Work to do
Repeat every line of the listing below exactly, minus the pictures.

Given data
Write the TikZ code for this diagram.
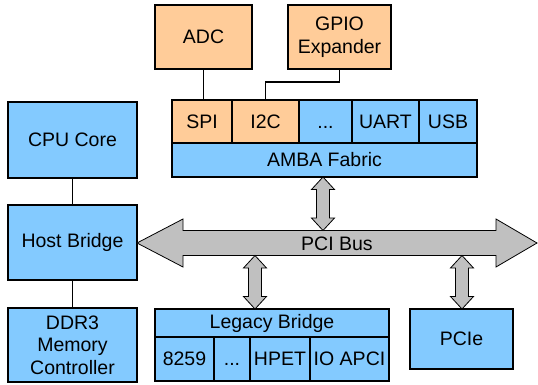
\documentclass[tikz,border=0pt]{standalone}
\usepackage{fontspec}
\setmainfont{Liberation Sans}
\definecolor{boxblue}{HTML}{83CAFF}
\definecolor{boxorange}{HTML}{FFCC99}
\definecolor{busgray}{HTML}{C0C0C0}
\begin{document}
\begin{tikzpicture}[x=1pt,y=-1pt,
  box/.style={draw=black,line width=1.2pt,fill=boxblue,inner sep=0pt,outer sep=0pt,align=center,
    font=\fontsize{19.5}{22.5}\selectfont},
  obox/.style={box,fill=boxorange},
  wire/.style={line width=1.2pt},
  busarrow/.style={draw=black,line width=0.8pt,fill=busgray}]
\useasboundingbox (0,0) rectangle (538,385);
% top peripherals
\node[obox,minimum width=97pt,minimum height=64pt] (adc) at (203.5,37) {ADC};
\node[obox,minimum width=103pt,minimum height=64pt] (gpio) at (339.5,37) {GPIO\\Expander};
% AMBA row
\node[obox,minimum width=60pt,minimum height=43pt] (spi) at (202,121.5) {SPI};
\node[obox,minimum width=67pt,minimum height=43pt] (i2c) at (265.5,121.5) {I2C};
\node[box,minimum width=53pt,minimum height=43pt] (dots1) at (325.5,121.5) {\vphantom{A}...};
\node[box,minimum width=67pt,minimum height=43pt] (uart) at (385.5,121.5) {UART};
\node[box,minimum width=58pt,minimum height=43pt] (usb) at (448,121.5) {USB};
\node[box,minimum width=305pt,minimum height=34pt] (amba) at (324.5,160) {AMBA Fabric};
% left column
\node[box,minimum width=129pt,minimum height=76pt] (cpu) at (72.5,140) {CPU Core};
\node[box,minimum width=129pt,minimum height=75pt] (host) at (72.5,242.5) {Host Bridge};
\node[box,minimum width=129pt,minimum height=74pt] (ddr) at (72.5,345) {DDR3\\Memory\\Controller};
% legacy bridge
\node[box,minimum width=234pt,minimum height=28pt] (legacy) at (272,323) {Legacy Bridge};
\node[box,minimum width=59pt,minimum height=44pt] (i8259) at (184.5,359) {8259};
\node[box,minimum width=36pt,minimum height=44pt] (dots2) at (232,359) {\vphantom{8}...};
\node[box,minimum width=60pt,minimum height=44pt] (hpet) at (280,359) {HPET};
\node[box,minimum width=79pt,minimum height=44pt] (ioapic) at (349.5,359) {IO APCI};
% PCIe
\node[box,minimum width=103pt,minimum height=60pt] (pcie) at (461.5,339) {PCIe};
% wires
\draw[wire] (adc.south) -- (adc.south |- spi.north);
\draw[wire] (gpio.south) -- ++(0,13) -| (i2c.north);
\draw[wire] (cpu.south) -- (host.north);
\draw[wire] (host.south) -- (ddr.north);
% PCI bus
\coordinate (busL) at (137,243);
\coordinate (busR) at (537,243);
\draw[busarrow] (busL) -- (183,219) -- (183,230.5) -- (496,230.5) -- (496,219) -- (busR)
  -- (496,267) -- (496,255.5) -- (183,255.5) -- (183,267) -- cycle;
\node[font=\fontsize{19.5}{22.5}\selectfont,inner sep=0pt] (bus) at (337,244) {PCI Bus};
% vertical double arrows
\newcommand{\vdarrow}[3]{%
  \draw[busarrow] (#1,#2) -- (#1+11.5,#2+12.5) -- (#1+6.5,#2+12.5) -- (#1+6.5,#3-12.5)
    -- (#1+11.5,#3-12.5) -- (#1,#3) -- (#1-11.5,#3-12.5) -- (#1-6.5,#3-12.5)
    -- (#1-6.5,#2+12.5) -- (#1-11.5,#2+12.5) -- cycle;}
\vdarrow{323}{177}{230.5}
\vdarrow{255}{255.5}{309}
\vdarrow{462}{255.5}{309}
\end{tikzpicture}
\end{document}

Exercise answer
Write the TikZ code for this diagram.
\documentclass[tikz,border=0pt]{standalone}
\usepackage{fontspec}
\setmainfont{Liberation Sans}
\definecolor{boxblue}{HTML}{83CAFF}
\definecolor{boxorange}{HTML}{FFCC99}
\definecolor{busgray}{HTML}{C0C0C0}
\begin{document}
\begin{tikzpicture}[x=1pt,y=-1pt,
  box/.style={draw=black,line width=1.2pt,fill=boxblue,inner sep=0pt,outer sep=0pt,align=center,
    font=\fontsize{19.5}{22.5}\selectfont},
  obox/.style={box,fill=boxorange},
  wire/.style={line width=1.2pt},
  busarrow/.style={draw=black,line width=0.8pt,fill=busgray}]
\useasboundingbox (0,0) rectangle (538,385);
% top peripherals
\node[obox,minimum width=97pt,minimum height=64pt] (adc) at (203.5,37) {ADC};
\node[obox,minimum width=103pt,minimum height=64pt] (gpio) at (339.5,37) {GPIO\\Expander};
% AMBA row
\node[obox,minimum width=60pt,minimum height=43pt] (spi) at (202,121.5) {SPI};
\node[obox,minimum width=67pt,minimum height=43pt] (i2c) at (265.5,121.5) {I2C};
\node[box,minimum width=53pt,minimum height=43pt] (dots1) at (325.5,121.5) {\vphantom{A}...};
\node[box,minimum width=67pt,minimum height=43pt] (uart) at (385.5,121.5) {UART};
\node[box,minimum width=58pt,minimum height=43pt] (usb) at (448,121.5) {USB};
\node[box,minimum width=305pt,minimum height=34pt] (amba) at (324.5,160) {AMBA Fabric};
% left column
\node[box,minimum width=129pt,minimum height=76pt] (cpu) at (72.5,140) {CPU Core};
\node[box,minimum width=129pt,minimum height=75pt] (host) at (72.5,242.5) {Host Bridge};
\node[box,minimum width=129pt,minimum height=74pt] (ddr) at (72.5,345) {DDR3\\Memory\\Controller};
% legacy bridge
\node[box,minimum width=234pt,minimum height=28pt] (legacy) at (272,323) {Legacy Bridge};
\node[box,minimum width=59pt,minimum height=44pt] (i8259) at (184.5,359) {8259};
\node[box,minimum width=36pt,minimum height=44pt] (dots2) at (232,359) {\vphantom{8}...};
\node[box,minimum width=60pt,minimum height=44pt] (hpet) at (280,359) {HPET};
\node[box,minimum width=79pt,minimum height=44pt] (ioapic) at (349.5,359) {IO APCI};
% PCIe
\node[box,minimum width=103pt,minimum height=60pt] (pcie) at (461.5,339) {PCIe};
% wires
\draw[wire] (adc.south) -- (adc.south |- spi.north);
\draw[wire] (gpio.south) -- ++(0,13) -| (i2c.north);
\draw[wire] (cpu.south) -- (host.north);
\draw[wire] (host.south) -- (ddr.north);
% PCI bus
\coordinate (busL) at (137,243);
\coordinate (busR) at (537,243);
\draw[busarrow] (busL) -- (183,219) -- (183,230.5) -- (496,230.5) -- (496,219) -- (busR)
  -- (496,267) -- (496,255.5) -- (183,255.5) -- (183,267) -- cycle;
\node[font=\fontsize{19.5}{22.5}\selectfont,inner sep=0pt] (bus) at (337,244) {PCI Bus};
% vertical double arrows
\newcommand{\vdarrow}[3]{%
  \draw[busarrow] (#1,#2) -- (#1+11.5,#2+12.5) -- (#1+6.5,#2+12.5) -- (#1+6.5,#3-12.5)
    -- (#1+11.5,#3-12.5) -- (#1,#3) -- (#1-11.5,#3-12.5) -- (#1-6.5,#3-12.5)
    -- (#1-6.5,#2+12.5) -- (#1-11.5,#2+12.5) -- cycle;}
\vdarrow{323}{177}{230.5}
\vdarrow{255}{255.5}{309}
\vdarrow{462}{255.5}{309}
\end{tikzpicture}
\end{document}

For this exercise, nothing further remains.